U.S. Senator Edward Kennedy, the elder statesman of America’s most famous political family, is dead at the age of 77 (born 2/22/32) after a battle with brain cancer. He was the youngest brother of slain President John Kennedy. The life of the Massachusetts’ Democrat was marked by both achievement and controversy.
Senator Kennedy was a champion of liberal causes, and over the course of his Senate career sponsored legislation that fundamentally altered worker rights, education funding, foreign policy and immigration law. His niece – President Kennedy’s daughter, Caroline Kennedy – says her uncle was an inspiration to her family.
“For more than four decades in the Senate, Teddy has led the fight on the most important issues of our time: civil rights, social justice, and economic opportunity,” she said.
Senator Kennedy was a vocal critic of Bush administration policies in Iraq, its stand on interrogation techniques used on suspected terrorists and its prosecution of the war on terror. In an interview with CBS in 2007, Kennedy underscored his opposition to the war in Iraq.
“I voted against the war, it was the best vote that I cast in the United States Senate. This was the wrong war at the wrong time,” he said.
But Kennedy was also known to cross party lines to forge legislative deals with Republicans. In 2008, Kennedy saw an agent of change in Senator Barack Obama and became one of the first prominent Democrats to endorse Obama’s bid for the party’s nomination for president.

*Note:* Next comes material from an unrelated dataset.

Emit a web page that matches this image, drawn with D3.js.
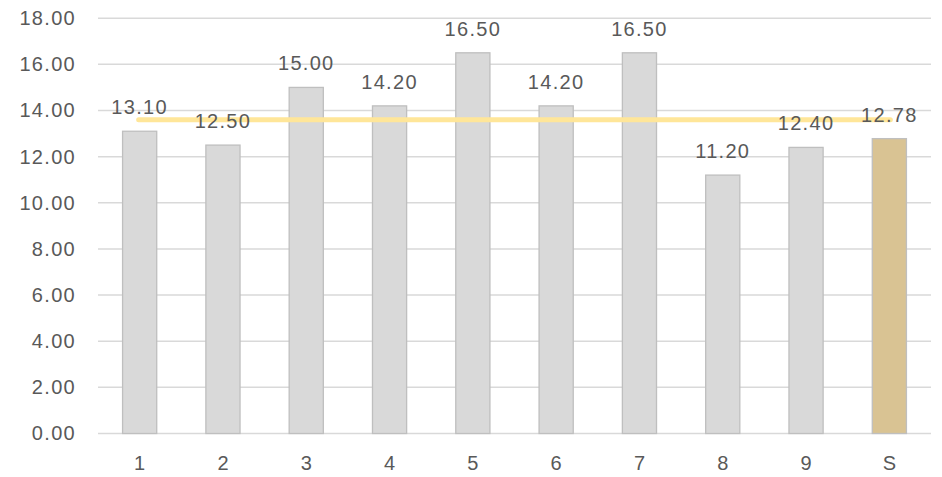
<!DOCTYPE html>
<html><head><meta charset="utf-8">
<script src="https://cdn.jsdelivr.net/npm/d3@7"></script>
<style>
html,body{margin:0;padding:0;background:#fff;}
svg text{font-family:"Liberation Sans",Arial,sans-serif;fill:#595959;}
</style></head>
<body><svg id="c" width="942" height="477"></svg>
<script>
const categories = ["1","2","3","4","5","6","7","8","9","S"];
const values = [13.10,12.50,15.00,14.20,16.50,14.20,16.50,11.20,12.40,12.78];
const averageValue = [13.6];
const yTicks = [0,2,4,6,8,10,12,14,16,18];

const svg = d3.select("#c");
const mLeft = 98, mRight = 931, mTop = 18.2, mBottom = 433.5;
const x = d3.scaleBand().domain(categories).range([mLeft,mRight]).paddingInner(0.59).paddingOuter(0.295);
const y = d3.scaleLinear().domain([0,18]).range([mBottom,mTop]);

// gridlines
svg.append("g").selectAll("line").data(yTicks).join("line")
  .attr("x1",mLeft).attr("x2",mRight)
  .attr("y1",d=>y(d)).attr("y2",d=>y(d))
  .attr("stroke","#d9d9d9").attr("stroke-width",1.5);

// y axis labels
const yAxis = svg.append("g").attr("transform",`translate(${mLeft},0)`)
  .call(d3.axisLeft(y).tickValues(yTicks).tickFormat(d3.format(".2f")).tickSize(0).tickPadding(22));
yAxis.select(".domain").remove();
yAxis.selectAll("text").style("font-size","20px").style("letter-spacing","1.3px").attr("fill","#595959");

// x axis labels
const xAxis = svg.append("g").attr("transform",`translate(0,${mBottom})`)
  .call(d3.axisBottom(x).tickSize(0).tickPadding(22));
xAxis.select(".domain").remove();
xAxis.selectAll("text").style("font-size","20px").attr("fill","#595959");

// bars
svg.append("g").selectAll("rect").data(values).join("rect")
  .attr("x",(d,i)=>x(categories[i]))
  .attr("width",x.bandwidth())
  .attr("y",d=>y(d))
  .attr("height",d=>y(0)-y(d))
  .attr("fill",(d,i)=>categories[i]==="S"?"#d9c393":"#d9d9d9")
  .attr("stroke","#bfbfbf")
  .attr("stroke-width",1.3);

// average line
const cx = c => x(c)+x.bandwidth()/2;
svg.append("line")
  .attr("x1",cx(categories[0])-1).attr("x2",cx(categories[categories.length-1])+1)
  .attr("y1",y(averageValue[0])).attr("y2",y(averageValue[0]))
  .attr("stroke","#ffe699").attr("stroke-width",5).attr("stroke-linecap","round");

// data labels
svg.append("g").selectAll("text").data(values).join("text")
  .attr("x",(d,i)=>cx(categories[i]))
  .attr("y",d=>y(d)-24)
  .attr("dy","0.35em")
  .attr("text-anchor","middle")
  .style("font-size","20px").style("letter-spacing","1.3px")
  .text(d=>d.toFixed(2));
</script></body></html>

“My friends, I ask you to join in this historic journey to have the courage to choose change,” he said. “It is time again for a new generation of leadership. It is time now for Barack Obama!”
Kennedy was elected to the Senate in 1962, the year before the assassination of President Kennedy. The senator offered a eulogy:
“My brother need not be idealized or enlarged in death beyond what he was in life. He should be remembered simply as a good and decent man who saw wrong and tried to right it,” he said.
In 1968, Robert Kennedy was assassinated while campaigning for president. Suddenly, the youngest Kennedy brother became the family’s political patriarch. At first it appeared that he might have a clear path to the White House. But those hopes ended in 1969 when the senator drove off a bridge and the young woman with him, Mary Jo Kopechne, was killed.
His behavior during the so-called Chappaquiddick incident – he waited hours before reporting his accident to police – provided the first of many cracks in the Kennedys’ public image. Instead of running for president, the senator was asking voters in Massachusetts whether he should resign from the Senate.
“For me, this will be a difficult decision to make. So I ask you tonight, the people of Massachusetts, to think this through with me. In facing this decision I seek your advice and opinion,” he said.
Mr. Kennedy received thousands of telegrams telling him not to quit. He sought the Democratic presidential nomination in 1980 but lost to incumbent Jimmy Carter.
Other struggles lay ahead. Three of Mr. Kennedy’s nephews died young and tragically. Another, William Kennedy Smith, was tried and acquitted on rape charges, with the senator called to testify. He had his own reputation for drinking and affairs but that side of his life seemed to stabilize after his second marriage in 1992.
In 2008, Kennedy was diagnosed with a terminal brain tumor, which kept him from returning to the Senate. However, last year, he made a surprise appearance at the Democratic national convention to endorse Barak Obama’s bid for the presidency.
Ted Kennedy became one of the longest-serving, most influential senators in modern U.S. history. And in so doing, carried on his brothers’ legacy, and built his own.